Black Hills roads, like this route through Custer State Park, follow the contours of the landscape, providing scenic views and safe travel. |
The Gustafson family’s road crews built 63 percent of the original I-90 between Sioux Falls and Rapid City. That, said David Gustafson, was under his father’s leadership. Today the younger Gustafson is president of Heavy Constructors, Inc. of Rapid City. It’s a modern builder of roads and other facilities that hasn’t forgotten its roots in the days of horse-drawn wagons and road graders. The company’s name hints at one way its road building has evolved. Equipment is massive and heavy indeed, powered by great engines.

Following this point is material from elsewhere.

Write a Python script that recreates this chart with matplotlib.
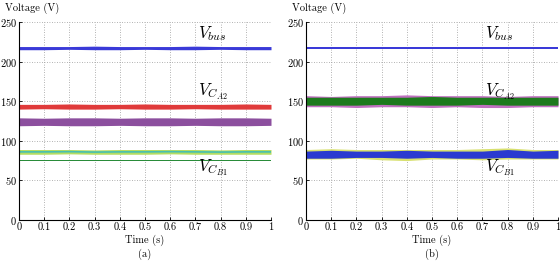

“And computers changed everything,” Gustafson says. “With GPS, our dozers can almost do grading by themselves, although we still need people around with the old skills to double-check. Computers can make mistakes.”
Still, one can’t help but wonder whether today’s computer programs would have drawn plans for the roads we enjoy today. South Dakota’s mountain passages required a vision and a political savvy that probably can’t be captured in software.
Mike Vehle of Mitchell, who gained a reputation as an advocate of good roads during his years in the state legislature, believes the Black Hills’ historic roads warrant admiration. “I just got back from a trip to Croatia and their mountain roads make you appreciate ours even more. What they call a two-lane road is usually one lane, and if you move just a bit too far either way you are either over the edge or into the side of the mountain.”
Vehle chaired the State Senate’s transportation committee for eight years and was inducted in the South Dakota Department of Transportation’s Hall of Honor for his advocacy of better roads. He says the more he learned about South Dakota’s road history, the more he has come to appreciate Peter Norbeck and the other visionaries of yesterday.
Norbeck, the politician and self-made roadbuilder, once told his friend Francis Case that he would rather be remembered as an artist than a senator. Perhaps he succeeded. We’ve forgotten many of his other policies and programs, but we never tire of the roads he created.